Aber auch der Weltgeist geht mit der Zeit und zu Pferde kommt er heute nicht mehr. „Det is ja voll det global thinking hier!“, beschreiben die Café-Betreiber am Hegelplatz, wie der Weltgeist ihnen begegnet. „Hier schwirren die international ideas als bits and bites solange durch die luft, bis sie vom wlan-net aufgefischt werden. Hier wird getwittert und gesimst, gegoogelt und gesearched, gecopied und gepasted, gecrunched, down- und up-geloaded, gechatted und geadded, gebrainstormed, power-gepointed und manchmal auch deleted und gecancelled.“ Der Weltgeist reitet durch das World Wide Web. 
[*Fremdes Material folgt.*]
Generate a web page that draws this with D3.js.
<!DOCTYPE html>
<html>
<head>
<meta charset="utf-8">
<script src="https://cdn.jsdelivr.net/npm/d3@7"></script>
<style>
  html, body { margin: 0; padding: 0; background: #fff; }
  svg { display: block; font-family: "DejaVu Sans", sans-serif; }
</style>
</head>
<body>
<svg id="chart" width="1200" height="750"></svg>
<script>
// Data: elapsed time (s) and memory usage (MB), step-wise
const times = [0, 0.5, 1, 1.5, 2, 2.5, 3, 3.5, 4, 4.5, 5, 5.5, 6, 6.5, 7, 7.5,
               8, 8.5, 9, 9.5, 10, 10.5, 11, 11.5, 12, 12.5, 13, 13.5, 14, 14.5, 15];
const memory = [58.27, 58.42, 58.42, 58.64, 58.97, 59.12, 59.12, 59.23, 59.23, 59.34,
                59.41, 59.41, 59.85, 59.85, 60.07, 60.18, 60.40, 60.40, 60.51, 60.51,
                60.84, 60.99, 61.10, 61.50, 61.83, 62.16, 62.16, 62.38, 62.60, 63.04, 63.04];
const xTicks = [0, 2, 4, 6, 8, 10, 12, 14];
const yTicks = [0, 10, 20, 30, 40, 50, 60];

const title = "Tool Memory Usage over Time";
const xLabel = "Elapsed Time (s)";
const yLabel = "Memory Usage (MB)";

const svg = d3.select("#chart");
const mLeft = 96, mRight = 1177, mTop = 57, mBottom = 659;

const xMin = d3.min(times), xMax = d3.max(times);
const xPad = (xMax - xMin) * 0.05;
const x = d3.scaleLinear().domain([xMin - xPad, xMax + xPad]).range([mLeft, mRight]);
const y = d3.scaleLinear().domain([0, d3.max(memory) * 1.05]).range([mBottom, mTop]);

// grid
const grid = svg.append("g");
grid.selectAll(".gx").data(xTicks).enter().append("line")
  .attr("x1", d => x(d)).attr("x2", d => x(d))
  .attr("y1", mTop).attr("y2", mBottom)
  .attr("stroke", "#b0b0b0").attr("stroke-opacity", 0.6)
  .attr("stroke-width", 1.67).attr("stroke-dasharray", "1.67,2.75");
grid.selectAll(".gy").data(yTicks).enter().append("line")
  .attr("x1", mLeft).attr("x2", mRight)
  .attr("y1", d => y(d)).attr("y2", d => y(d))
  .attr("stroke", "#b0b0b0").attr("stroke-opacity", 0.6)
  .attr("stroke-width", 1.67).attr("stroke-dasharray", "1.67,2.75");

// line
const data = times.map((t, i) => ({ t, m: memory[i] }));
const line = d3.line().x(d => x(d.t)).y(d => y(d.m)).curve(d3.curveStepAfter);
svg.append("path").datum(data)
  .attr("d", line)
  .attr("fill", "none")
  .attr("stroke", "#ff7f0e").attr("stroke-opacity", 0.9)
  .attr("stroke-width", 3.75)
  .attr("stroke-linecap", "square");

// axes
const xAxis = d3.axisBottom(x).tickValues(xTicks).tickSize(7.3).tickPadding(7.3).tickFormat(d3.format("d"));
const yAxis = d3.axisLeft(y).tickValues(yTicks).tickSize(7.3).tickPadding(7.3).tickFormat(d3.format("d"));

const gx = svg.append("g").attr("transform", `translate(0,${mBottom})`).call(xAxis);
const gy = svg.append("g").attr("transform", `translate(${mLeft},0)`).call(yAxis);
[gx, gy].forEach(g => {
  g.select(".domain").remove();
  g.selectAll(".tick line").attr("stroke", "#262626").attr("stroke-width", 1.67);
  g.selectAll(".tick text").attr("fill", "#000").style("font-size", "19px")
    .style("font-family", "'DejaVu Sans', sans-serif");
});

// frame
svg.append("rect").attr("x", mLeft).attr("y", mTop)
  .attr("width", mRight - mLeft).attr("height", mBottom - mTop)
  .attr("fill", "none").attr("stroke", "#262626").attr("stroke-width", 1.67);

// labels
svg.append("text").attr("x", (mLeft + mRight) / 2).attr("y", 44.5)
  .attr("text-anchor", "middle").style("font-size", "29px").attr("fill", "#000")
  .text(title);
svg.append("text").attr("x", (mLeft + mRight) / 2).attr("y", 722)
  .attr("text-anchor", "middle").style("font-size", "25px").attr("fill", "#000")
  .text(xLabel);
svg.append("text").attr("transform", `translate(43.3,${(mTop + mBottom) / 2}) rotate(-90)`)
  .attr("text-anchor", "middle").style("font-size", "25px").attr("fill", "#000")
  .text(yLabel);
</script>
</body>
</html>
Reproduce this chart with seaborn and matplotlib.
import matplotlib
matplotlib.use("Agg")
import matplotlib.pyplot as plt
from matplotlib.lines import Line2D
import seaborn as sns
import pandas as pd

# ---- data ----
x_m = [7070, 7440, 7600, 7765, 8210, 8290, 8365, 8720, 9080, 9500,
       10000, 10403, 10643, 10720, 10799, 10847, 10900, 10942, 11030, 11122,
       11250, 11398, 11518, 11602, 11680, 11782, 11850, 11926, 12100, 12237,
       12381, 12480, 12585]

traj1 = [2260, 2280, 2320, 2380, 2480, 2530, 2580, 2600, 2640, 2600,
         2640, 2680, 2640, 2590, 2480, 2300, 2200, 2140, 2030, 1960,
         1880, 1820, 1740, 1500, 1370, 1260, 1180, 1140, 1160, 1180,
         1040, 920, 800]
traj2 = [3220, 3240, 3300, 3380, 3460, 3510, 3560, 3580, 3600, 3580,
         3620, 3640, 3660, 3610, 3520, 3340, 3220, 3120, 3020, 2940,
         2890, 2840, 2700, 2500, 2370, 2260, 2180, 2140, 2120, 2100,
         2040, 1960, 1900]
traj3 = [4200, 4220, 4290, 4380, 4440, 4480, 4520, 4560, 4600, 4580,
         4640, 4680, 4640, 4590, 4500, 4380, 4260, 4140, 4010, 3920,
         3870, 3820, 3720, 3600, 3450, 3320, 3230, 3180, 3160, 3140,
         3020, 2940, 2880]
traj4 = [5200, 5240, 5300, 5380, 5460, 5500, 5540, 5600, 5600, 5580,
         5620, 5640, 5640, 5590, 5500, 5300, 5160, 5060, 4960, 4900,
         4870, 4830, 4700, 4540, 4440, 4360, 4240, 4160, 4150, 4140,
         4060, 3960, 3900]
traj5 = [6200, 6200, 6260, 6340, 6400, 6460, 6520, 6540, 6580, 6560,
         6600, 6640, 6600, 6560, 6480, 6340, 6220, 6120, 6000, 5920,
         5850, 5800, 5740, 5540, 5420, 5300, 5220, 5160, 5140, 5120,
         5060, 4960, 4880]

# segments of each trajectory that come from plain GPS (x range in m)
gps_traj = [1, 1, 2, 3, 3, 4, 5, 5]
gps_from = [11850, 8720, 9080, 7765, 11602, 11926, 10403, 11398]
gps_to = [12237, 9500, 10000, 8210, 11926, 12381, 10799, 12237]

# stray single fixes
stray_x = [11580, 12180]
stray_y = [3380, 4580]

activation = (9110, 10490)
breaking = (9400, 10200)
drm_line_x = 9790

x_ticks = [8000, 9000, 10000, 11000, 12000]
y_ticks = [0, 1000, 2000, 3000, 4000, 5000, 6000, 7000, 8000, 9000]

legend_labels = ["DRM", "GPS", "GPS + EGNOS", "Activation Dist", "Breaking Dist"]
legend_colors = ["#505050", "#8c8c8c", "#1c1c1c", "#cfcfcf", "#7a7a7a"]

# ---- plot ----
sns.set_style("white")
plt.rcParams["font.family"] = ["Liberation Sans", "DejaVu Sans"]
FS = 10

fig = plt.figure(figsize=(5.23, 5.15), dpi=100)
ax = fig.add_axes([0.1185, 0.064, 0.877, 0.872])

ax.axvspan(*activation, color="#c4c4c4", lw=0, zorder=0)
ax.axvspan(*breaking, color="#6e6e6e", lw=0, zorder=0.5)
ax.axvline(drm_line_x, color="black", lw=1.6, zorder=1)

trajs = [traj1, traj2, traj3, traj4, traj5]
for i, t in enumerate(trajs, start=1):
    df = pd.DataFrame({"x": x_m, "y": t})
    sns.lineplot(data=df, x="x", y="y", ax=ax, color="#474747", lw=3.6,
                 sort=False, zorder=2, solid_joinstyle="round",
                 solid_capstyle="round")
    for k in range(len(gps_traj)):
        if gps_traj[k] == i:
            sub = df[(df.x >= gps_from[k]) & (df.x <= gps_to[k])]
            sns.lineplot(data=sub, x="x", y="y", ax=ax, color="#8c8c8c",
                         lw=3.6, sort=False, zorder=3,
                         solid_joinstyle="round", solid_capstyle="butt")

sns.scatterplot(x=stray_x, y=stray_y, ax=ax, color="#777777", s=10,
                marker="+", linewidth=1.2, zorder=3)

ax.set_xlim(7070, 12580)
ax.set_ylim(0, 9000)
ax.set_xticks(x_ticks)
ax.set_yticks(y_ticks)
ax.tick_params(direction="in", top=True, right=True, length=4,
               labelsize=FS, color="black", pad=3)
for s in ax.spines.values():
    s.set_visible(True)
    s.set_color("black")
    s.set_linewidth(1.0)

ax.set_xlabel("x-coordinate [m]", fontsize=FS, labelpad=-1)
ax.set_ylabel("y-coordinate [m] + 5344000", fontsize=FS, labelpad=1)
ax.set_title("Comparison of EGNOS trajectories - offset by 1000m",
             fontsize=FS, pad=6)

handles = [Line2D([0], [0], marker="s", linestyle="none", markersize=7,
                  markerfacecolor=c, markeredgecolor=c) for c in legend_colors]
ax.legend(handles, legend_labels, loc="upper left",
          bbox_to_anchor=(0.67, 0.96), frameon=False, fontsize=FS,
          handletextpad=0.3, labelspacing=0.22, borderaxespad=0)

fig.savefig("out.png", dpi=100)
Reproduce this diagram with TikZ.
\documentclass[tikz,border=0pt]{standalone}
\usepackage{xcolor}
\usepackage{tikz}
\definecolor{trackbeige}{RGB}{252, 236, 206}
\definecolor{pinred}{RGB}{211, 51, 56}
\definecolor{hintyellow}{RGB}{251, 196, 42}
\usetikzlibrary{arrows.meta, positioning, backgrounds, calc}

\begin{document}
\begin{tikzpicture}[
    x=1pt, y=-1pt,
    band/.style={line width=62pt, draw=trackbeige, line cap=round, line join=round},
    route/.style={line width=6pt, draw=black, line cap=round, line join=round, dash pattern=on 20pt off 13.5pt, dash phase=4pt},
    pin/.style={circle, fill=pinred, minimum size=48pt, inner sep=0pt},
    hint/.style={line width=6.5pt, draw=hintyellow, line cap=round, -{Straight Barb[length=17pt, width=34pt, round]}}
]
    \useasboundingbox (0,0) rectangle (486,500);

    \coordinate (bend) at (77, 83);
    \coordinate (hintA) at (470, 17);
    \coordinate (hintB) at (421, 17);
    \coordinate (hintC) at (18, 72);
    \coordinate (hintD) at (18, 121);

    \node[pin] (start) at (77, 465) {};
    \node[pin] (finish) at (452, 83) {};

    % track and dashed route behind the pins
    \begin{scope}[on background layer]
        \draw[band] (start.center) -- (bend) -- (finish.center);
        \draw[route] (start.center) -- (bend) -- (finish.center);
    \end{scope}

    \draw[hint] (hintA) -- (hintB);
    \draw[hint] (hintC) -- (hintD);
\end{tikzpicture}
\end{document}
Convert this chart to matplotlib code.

Hegel, in Stuttgart geboren, kam 1818 von Tübingen nach Berlin. Da war er schon eine Berühmtheit unter den deutschen Denkern. Zwei Bücherkisten hatte er im Gepäck und 2000 Taler Jahressalär in Aussicht. Vier Tage später hält er seine Antrittsvorlesung – in breitem Schwäbisch, wie Zeitgenossen berichten. Ein früher Schwabe in Berlin. Vor ein paar Jahren haben ihm Unbekannte dafür Ketchup über sein Denkmal gekippt und „Schwaben raus“ drauf geschrieben. Was soll’s. „Versenktheit in die Flachheit des Lebens“ und „Schalheit der Interessen“ machte Hegel schon zu seiner Zeit als eine gewisse Geisteshaltung aus. Immerhin, heute wäre er einer von 300 000 Schwaben in der Stadt.

Nur ein paar Schritte vom Platz entfernt, Am Kupfergraben 4a, wohnte Hegel. Das Haus steht nicht mehr. 

„Kegel? Kenn’ ich nicht“, sagt der junge Mann hinter dem Tresen des „Café Wilhelm“, das sich heute in einem Neubau an der Adresse befindet.

„Nicht Kegel, Hegel! Der Philosoph!“

„Keine Ahnung, wo der wohnt, ich komm mehr aus dem Osten, Richtung Lichtenberg.“

Drei Häuser weiter wohnt die Kanzlerin. „Was vernünftig ist, das ist wirklich; und was wirklich ist, das ist vernünftig“, schrieb Hegel, das dürfte ihr gefallen. Aber überliefert ist auch, wie der Philosoph über Frauen in höheren Ämtern dachte. „Stehen Frauen an der Spitze der Regierung“, soll er weitsichtig in einer Vorlesung gesagt haben, „so ist der Staat in Gefahr, denn sie handeln nicht nach den Anforderungen der Allgemeinheit, sondern nach zufälliger Neigung und Meinung.“ Gut für ihn, dass damals nur Männer im Hörsaal waren, feministische Revolten gab es noch nicht, erst 80 Jahre später durften sich Frauen in die Immatrikulationslisten eintragen. Agnes von Zahn-Harnack hieß die erste Philosophiestudentin, eine Vorreiterin des Feminismus. Eine Gedenktafel am Platz erinnert an den akademischen Aufbruch. Hegel aber schaut stur an der kleinen Tafel vorbei. Als könnte er nicht glauben, dass es Frauen mal so weit bringen im Land.